Roger go to yellow three: choral composition to explore the cocktail party effect

Musicians are helping scientists to understand how our brains can focus listening attention amidst a room of background noise with performances of a new experimental choral composition.

'Roger go to yellow three', produced with support from a Wellcome Trust Arts Award, is an original work of music drama developed by Christopher Fox (Brunel University) and Edward Wickham (Cambridge University), artistic director of vocal group The Clerks, in collaboration with neuroscientists working in the field of linguistics and cognitive psychology.

Lasting approximately 15 minutes, the work is intended to explore the problems of 'auditory streaming', the phenomenon by which single lines of speech or music can be understood within a complex auditory environment, also known as the 'cocktail party effect'.

Live performances of the work from The Clerks will be used to collect experimental data in a live scenario, with audiences invited to offer feedback at the end of the show.

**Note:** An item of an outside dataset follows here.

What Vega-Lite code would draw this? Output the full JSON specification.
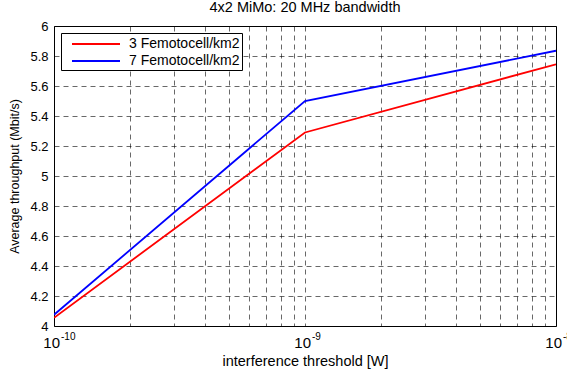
{
  "$schema": "https://vega.github.io/schema/vega-lite/v6.json",
  "width": 502,
  "height": 300,
  "autosize": {"type": "none"},
  "padding": {"left": 54, "top": 26, "right": 11, "bottom": 43},
  "background": "white",
  "config": {
    "font": "Liberation Sans",
    "view": {"stroke": "black", "strokeWidth": 1}
  },
  "title": {
    "text": "4x2 MiMo: 20 MHz bandwidth",
    "fontSize": 14.5,
    "fontWeight": "normal",
    "color": "black",
    "offset": 5
  },
  "datasets": {
    "series": [
      {"t": 1e-10, "v": 4.055, "s": "3 Femotocell/km2"},
      {"t": 1e-9, "v": 5.29, "s": "3 Femotocell/km2"},
      {"t": 1e-8, "v": 5.745, "s": "3 Femotocell/km2"},
      {"t": 1e-10, "v": 4.075, "s": "7 Femotocell/km2"},
      {"t": 1e-9, "v": 5.5, "s": "7 Femotocell/km2"},
      {"t": 1e-8, "v": 5.835, "s": "7 Femotocell/km2"}
    ],
    "xlabels": [
      {"t": 1e-10, "b": "10", "e": "-10"},
      {"t": 1e-9, "b": "10", "e": "-9"},
      {"t": 1e-8, "b": "10", "e": "-8"}
    ]
  },
  "resolve": {"scale": {"x": "independent", "y": "independent"}, "axis": {"x": "independent", "y": "independent"}},
  "layer": [
    {
      "data": {"name": "series"},
      "mark": {"type": "line", "strokeWidth": 1.8, "clip": true},
      "encoding": {
        "x": {
          "field": "t",
          "type": "quantitative",
          "scale": {"type": "log", "domain": [1e-10, 1e-8], "nice": false},
          "axis": {
            "title": "interference threshold [W]",
            "titleFontSize": 14.5,
            "titleFontWeight": "normal",
            "titleColor": "black",
            "titlePadding": 28,
            "values": [1e-10, 2e-10, 3e-10, 4e-10, 5e-10, 6e-10, 7e-10, 8e-10, 9e-10, 1e-9, 2e-9, 3e-9, 4e-9, 5e-9, 6e-9, 7e-9, 8e-9, 9e-9, 1e-8],
            "labels": false,
            "ticks": false,
            "domain": false,
            "grid": true,
            "gridColor": "black",
            "gridDash": [5, 4],
            "gridWidth": 0.7,
            "gridOpacity": 0.85
          }
        },
        "y": {
          "field": "v",
          "type": "quantitative",
          "scale": {"domain": [4, 6], "nice": false, "zero": false},
          "axis": {
            "title": "Average throughput (Mbit/s)",
            "titleFontSize": 12.5,
            "titleFontWeight": "normal",
            "titleColor": "black",
            "titlePadding": 8,
            "values": [4, 4.2, 4.4, 4.6, 4.8, 5, 5.2, 5.4, 5.6, 5.8, 6],
            "format": ".1~f",
            "labelFontSize": 13,
            "labelColor": "black",
            "labelPadding": 6,
            "labelOverlap": false,
            "labelFlush": false,
            "ticks": false,
            "domain": false,
            "grid": true,
            "gridColor": "black",
            "gridDash": [5, 4],
            "gridWidth": 0.7,
            "gridOpacity": 0.85
          }
        },
        "color": {
          "field": "s",
          "type": "nominal",
          "scale": {"domain": ["3 Femotocell/km2", "7 Femotocell/km2"], "range": ["#ff0000", "#0000ff"]},
          "legend": {
            "title": null,
            "orient": "top-left",
            "offset": 7,
            "fillColor": "white",
            "strokeColor": "black",
            "padding": 2,
            "symbolType": "M-3,0H3",
            "symbolSize": 256,
            "symbolOffset": 24,
            "symbolStrokeWidth": 2,
            "labelOffset": 24,
            "labelFontSize": 14,
            "labelColor": "black",
            "rowPadding": 1
          }
        }
      }
    },
    {
      "data": {"name": "xlabels"},
      "mark": {"type": "text", "align": "right", "baseline": "top", "dx": 6, "dy": 10, "fontSize": 15, "color": "black"},
      "encoding": {
        "x": {"field": "t", "type": "quantitative", "scale": {"type": "log", "domain": [1e-10, 1e-8], "nice": false}, "axis": null},
        "y": {"datum": 4, "type": "quantitative", "scale": {"domain": [4, 6], "nice": false, "zero": false}, "axis": null},
        "text": {"field": "b"}
      }
    },
    {
      "data": {"name": "xlabels"},
      "mark": {"type": "text", "align": "left", "baseline": "top", "dx": 7, "dy": 6, "fontSize": 10, "color": "black"},
      "encoding": {
        "x": {"field": "t", "type": "quantitative", "scale": {"type": "log", "domain": [1e-10, 1e-8], "nice": false}, "axis": null},
        "y": {"datum": 4, "type": "quantitative", "scale": {"domain": [4, 6], "nice": false, "zero": false}, "axis": null},
        "text": {"field": "e"}
      }
    }
  ]
}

There is a considerable amount of work currently being done by biologists, neurologists and linguists on auditory perception in complex auditory environments. These environments may range from those where certain types of background noise obscure or interfere with a single auditory stream, such as an announcement in a busy train station, to those where several intelligible auditory streams are having to be processed at once, for example at a lively dinner party. However, little is known about how the brain interprets music in such complex scenarios.

Edward Wickham explains the motivation behind the project: "One of our main aims is to better understand how the mind perceives multi-layered music. Polytextual composition is commonplace in many repertories - the Medieval motet, for example, and many vocal works from the post-1945 avant-garde. However the perceptual principles involved in the comprehension of music with many texts operating at the same time has not been interrogated with any particular consistency."

Christopher Fox adds: "In addition, we hope that this work will be of particular relevance and interest to the hearing-impaired community. Trying to hone our ears in on a particular conversation or piece of music amidst a noisy room is hard enough for people without hearing problems, but for those with hearing impairments it can be particularly problematic. We hope that our findings will contribute to a greater understanding of music perception among the hearing-impaired."

Professor Sarah Hawkins of the Centre for Music and Science, University of Cambridge, who collaborated on the project, said: "It is rare that research scientists have the opportunity to work with such original and enriching material, especially in parallel with controlled laboratory experiments. These performances will be of enormous value in guiding our research into how people understand speech and singing."

Each performance of 'Roger go to yellow three' will be presented alongside recitals of Medieval and Renaissance works, to introduce the audience to the rich repertory of polytextual music. At the end, audiences will be invited to fill in a questionnaire relating to their experience, which will provide useful data for investigations into how the brain separates sounds.


Friday 28 October, 18.00
Whipple Museum, Cambridge
Free School Lane, Cambridge CB2 3RH
Free tickets. This event is part of the Cambridge Festival of Ideas.

Thursday 9 February 2012, 19.30
St Paul's Hall, University of Huddersfield
Queensgate, Huddersfield HD1 3DH
Performances are free to the public and will last approximately one hour.